■ Goal ■
Determine how many lines of the data below contain "this", then give only that number.

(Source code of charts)
┌──

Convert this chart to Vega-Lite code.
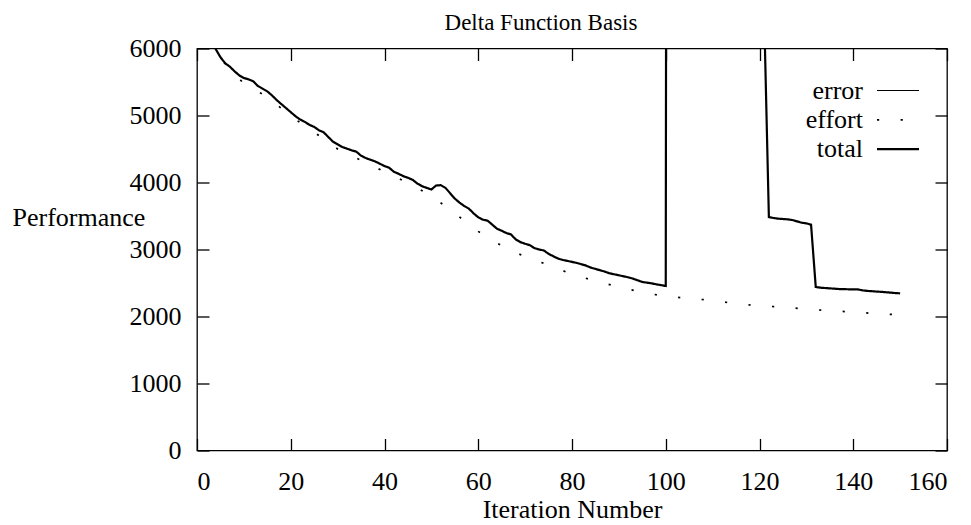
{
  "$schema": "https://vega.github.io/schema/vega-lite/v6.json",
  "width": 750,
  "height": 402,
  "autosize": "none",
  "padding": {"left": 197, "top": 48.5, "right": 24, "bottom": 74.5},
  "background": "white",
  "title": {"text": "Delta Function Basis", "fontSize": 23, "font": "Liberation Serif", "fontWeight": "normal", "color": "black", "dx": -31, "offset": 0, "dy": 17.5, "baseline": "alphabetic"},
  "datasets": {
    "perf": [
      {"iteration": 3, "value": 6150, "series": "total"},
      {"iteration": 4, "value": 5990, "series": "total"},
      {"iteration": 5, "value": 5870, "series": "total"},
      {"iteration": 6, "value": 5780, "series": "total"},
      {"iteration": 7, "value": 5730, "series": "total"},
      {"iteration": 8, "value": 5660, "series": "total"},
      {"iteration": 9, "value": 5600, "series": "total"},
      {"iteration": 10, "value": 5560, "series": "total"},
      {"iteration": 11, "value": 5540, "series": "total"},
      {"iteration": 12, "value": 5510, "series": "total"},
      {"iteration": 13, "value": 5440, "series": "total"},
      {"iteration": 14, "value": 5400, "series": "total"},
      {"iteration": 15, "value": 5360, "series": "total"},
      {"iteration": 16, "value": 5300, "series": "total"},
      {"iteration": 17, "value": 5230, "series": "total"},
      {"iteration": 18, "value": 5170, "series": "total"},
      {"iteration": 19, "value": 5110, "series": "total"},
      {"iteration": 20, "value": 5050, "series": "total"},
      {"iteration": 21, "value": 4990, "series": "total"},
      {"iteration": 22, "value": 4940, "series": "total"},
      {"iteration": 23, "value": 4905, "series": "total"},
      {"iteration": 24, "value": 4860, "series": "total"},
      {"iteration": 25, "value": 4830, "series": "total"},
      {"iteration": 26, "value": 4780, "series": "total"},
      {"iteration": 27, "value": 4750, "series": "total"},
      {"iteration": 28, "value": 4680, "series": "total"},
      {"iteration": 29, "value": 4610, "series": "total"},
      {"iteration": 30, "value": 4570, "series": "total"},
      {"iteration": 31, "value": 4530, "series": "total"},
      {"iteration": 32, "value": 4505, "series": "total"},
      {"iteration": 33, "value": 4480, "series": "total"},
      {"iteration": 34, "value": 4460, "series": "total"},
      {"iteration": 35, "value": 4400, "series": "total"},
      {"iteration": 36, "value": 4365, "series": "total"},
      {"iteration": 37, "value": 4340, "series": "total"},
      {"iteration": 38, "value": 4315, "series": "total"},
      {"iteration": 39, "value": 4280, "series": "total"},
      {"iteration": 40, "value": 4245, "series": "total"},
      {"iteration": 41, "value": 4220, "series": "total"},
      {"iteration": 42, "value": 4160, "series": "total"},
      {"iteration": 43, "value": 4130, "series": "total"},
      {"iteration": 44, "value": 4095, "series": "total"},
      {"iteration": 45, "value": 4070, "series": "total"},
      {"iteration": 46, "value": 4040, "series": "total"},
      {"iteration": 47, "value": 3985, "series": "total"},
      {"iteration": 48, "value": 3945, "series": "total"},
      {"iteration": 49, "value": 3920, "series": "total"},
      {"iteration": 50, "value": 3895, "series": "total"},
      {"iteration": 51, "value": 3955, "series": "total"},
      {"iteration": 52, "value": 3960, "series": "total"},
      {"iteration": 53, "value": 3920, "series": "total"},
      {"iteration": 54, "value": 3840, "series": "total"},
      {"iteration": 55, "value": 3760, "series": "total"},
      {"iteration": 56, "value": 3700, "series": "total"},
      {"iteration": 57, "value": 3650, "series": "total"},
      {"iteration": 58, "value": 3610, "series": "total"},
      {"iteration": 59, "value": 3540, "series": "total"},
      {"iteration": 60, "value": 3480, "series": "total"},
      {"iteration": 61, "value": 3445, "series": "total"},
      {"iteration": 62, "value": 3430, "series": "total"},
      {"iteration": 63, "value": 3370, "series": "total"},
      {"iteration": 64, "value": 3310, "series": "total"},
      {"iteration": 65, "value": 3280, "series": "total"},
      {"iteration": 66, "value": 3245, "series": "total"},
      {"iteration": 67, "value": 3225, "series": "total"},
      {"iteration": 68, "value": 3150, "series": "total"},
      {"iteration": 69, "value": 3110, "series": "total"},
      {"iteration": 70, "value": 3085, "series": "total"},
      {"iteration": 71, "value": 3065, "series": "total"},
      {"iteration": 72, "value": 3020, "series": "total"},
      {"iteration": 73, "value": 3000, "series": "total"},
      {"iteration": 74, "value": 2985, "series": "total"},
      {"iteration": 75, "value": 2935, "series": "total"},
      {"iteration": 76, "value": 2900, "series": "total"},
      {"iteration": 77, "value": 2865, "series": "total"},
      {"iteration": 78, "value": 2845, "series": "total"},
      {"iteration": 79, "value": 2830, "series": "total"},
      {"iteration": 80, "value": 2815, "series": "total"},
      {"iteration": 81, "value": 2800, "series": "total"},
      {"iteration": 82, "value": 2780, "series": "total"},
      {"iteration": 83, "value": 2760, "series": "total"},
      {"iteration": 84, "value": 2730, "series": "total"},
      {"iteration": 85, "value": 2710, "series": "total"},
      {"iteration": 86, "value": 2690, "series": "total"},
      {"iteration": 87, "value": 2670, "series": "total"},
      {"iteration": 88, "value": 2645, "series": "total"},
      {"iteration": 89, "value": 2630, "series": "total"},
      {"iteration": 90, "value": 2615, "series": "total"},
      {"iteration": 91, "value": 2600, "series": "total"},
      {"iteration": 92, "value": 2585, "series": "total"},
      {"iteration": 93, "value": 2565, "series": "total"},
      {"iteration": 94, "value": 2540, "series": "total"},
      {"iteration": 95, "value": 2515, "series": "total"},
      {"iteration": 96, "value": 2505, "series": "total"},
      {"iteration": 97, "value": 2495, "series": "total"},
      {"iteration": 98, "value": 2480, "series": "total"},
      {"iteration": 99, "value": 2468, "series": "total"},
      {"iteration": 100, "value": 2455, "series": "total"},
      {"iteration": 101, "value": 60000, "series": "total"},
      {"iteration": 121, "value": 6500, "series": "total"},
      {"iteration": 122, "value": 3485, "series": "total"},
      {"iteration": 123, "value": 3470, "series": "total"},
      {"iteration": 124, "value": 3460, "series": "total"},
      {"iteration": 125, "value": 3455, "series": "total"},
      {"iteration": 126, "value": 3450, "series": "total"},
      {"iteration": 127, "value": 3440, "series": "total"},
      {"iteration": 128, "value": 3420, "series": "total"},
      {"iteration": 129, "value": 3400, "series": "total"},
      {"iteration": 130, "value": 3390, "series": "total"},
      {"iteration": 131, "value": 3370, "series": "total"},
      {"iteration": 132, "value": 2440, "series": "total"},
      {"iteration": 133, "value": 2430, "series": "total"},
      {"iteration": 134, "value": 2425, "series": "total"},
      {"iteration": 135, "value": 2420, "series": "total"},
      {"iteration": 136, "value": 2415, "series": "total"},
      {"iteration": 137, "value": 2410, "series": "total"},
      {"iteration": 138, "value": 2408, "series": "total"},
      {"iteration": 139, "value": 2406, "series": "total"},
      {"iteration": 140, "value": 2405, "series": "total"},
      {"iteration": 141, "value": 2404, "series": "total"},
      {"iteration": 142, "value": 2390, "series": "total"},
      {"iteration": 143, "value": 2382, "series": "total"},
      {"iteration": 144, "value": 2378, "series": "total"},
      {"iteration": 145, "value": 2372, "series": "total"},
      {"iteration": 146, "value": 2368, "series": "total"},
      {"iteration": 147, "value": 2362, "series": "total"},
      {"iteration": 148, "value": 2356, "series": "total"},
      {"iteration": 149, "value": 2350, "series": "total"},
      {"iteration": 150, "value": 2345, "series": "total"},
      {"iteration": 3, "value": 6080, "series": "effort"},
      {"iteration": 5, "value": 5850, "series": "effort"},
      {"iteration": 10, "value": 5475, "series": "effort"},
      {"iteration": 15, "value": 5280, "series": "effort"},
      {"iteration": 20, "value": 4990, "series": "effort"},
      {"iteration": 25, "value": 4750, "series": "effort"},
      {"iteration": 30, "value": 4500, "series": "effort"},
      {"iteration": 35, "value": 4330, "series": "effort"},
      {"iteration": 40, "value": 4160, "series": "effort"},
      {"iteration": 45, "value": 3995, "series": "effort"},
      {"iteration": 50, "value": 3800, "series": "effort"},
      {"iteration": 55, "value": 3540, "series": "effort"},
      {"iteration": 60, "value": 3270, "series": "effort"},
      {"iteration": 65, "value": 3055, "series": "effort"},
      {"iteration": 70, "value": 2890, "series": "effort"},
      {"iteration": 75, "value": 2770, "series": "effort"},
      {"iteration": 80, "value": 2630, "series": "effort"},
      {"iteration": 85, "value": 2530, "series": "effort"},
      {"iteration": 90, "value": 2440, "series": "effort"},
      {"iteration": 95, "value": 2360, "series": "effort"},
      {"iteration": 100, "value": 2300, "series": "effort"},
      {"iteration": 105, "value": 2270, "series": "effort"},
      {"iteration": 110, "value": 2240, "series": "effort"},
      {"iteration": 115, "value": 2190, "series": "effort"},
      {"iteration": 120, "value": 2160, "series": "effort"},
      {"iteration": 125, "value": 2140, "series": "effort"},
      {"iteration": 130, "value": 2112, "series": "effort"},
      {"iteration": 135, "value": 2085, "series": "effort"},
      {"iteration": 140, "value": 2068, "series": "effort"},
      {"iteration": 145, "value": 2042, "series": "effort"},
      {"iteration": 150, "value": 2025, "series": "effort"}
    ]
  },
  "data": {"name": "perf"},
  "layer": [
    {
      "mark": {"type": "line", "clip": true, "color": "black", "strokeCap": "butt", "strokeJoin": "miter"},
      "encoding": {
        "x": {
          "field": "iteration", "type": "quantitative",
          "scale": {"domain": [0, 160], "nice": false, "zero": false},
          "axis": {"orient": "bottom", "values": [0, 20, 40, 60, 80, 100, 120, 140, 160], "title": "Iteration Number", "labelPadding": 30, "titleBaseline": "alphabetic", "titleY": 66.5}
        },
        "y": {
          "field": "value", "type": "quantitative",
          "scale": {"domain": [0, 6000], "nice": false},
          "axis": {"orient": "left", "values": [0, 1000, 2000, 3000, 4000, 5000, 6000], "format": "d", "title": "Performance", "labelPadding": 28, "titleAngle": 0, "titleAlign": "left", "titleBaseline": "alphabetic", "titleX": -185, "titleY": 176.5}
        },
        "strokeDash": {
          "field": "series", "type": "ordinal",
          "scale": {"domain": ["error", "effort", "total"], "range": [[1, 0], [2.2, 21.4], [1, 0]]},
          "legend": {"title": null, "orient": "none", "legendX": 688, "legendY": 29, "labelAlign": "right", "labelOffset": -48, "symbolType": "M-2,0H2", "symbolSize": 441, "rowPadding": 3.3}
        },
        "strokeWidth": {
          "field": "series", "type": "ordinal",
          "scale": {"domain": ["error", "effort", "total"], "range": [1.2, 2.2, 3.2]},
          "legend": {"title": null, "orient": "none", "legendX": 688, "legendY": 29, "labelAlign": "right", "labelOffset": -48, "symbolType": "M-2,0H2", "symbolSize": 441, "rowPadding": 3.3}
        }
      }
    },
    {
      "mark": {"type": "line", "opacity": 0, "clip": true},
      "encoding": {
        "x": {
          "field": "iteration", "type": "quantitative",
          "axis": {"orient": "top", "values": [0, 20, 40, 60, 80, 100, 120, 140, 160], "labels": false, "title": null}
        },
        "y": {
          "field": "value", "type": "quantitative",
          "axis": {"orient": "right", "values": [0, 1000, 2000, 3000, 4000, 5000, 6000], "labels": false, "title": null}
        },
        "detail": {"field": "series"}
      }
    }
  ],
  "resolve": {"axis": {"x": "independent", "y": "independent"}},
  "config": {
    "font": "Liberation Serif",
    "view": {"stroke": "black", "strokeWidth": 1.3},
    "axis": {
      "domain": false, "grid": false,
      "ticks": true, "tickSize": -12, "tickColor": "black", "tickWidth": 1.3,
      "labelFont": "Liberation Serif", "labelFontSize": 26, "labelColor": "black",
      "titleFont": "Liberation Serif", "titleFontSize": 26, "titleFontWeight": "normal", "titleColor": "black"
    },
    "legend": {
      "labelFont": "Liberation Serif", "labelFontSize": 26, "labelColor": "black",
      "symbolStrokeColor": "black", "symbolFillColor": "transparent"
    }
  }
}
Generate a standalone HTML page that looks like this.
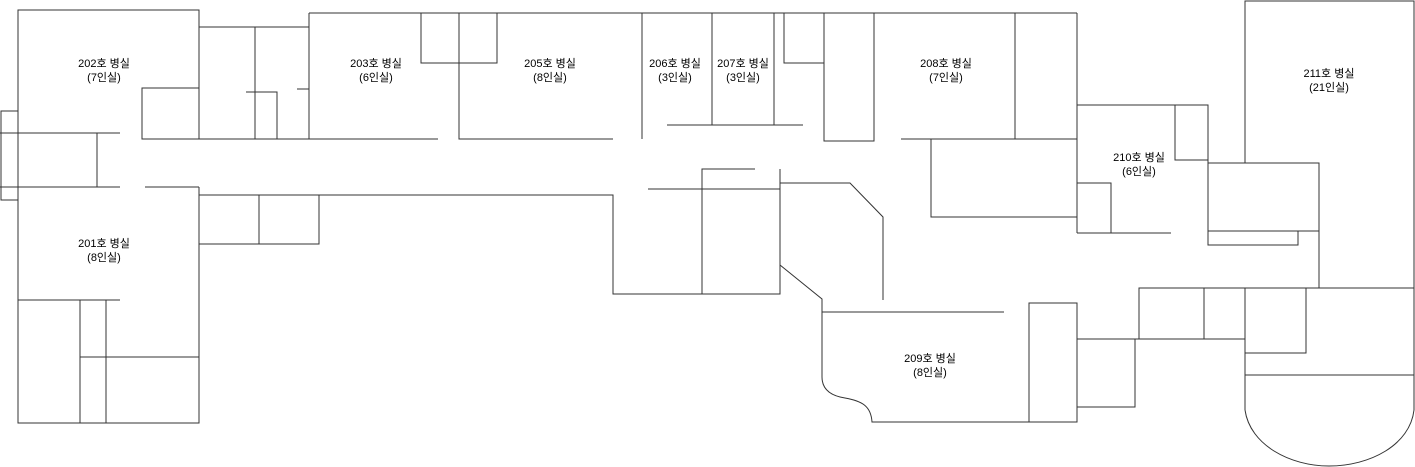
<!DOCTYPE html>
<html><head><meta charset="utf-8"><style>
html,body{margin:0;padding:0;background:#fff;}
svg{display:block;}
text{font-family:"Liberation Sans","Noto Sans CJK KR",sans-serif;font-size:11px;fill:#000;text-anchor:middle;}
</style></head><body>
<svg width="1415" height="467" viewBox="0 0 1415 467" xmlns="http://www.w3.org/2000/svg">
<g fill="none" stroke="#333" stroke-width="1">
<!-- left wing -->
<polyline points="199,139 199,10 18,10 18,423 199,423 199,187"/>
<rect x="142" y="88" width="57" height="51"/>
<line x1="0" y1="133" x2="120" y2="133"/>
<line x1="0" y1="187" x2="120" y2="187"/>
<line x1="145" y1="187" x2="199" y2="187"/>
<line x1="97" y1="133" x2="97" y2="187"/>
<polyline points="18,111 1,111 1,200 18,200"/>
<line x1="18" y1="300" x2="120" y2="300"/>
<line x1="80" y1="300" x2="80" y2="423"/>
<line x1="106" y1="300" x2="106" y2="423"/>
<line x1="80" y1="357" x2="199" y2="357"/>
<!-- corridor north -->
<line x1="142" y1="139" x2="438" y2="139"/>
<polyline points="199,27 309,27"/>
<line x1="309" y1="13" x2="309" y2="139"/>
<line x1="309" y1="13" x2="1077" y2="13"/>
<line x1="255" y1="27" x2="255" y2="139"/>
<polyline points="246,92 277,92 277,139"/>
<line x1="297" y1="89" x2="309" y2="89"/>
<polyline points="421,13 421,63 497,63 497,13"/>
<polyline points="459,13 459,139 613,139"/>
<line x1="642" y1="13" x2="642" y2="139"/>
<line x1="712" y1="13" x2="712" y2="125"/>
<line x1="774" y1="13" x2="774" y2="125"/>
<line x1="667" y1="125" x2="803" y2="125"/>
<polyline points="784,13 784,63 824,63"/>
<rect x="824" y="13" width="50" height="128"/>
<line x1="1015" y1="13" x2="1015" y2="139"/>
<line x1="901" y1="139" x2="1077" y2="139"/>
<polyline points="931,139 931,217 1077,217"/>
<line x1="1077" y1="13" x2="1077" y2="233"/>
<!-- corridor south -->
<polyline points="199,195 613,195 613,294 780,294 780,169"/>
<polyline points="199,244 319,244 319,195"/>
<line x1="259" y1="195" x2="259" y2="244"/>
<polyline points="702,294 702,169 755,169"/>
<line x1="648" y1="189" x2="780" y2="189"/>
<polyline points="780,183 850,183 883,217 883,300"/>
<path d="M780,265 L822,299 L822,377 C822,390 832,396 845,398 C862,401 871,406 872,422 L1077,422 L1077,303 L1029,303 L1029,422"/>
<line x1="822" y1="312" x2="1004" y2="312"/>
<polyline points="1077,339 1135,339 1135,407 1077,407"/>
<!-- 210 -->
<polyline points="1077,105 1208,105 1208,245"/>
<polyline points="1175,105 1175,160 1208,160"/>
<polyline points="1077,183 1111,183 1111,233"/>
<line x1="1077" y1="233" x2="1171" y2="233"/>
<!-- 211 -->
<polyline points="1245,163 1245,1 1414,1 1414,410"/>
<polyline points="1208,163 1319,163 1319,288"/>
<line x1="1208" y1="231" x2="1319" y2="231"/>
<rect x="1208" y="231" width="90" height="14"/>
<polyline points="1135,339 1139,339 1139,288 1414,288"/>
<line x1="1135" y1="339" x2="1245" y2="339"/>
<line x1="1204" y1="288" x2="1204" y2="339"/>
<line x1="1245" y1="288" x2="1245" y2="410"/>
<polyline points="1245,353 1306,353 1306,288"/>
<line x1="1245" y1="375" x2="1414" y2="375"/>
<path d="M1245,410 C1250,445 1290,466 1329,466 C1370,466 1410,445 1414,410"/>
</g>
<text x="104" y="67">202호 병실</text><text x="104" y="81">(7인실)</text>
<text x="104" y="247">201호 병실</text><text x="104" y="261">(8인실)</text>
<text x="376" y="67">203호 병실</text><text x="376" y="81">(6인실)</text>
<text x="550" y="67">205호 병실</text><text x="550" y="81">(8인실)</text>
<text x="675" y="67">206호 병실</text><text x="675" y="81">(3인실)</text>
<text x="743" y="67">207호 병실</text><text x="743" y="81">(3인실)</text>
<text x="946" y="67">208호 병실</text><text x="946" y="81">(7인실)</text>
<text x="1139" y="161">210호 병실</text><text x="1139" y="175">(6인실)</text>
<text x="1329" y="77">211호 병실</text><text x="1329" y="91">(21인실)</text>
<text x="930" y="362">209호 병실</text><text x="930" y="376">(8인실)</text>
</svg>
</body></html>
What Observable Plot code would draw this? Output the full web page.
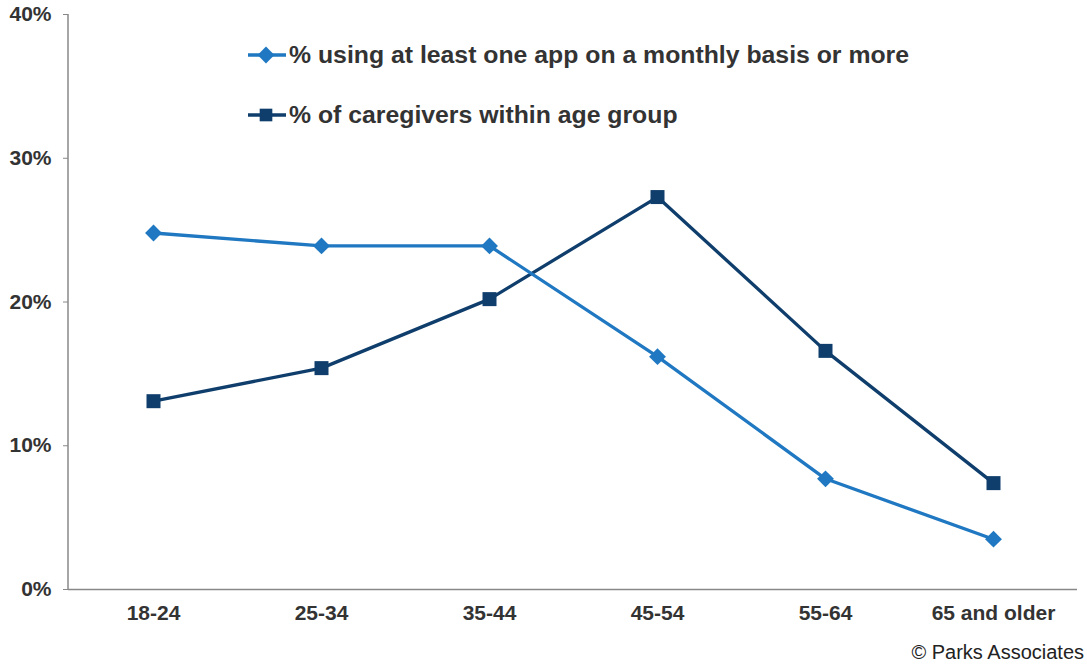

└──

■ Response to the task ■
3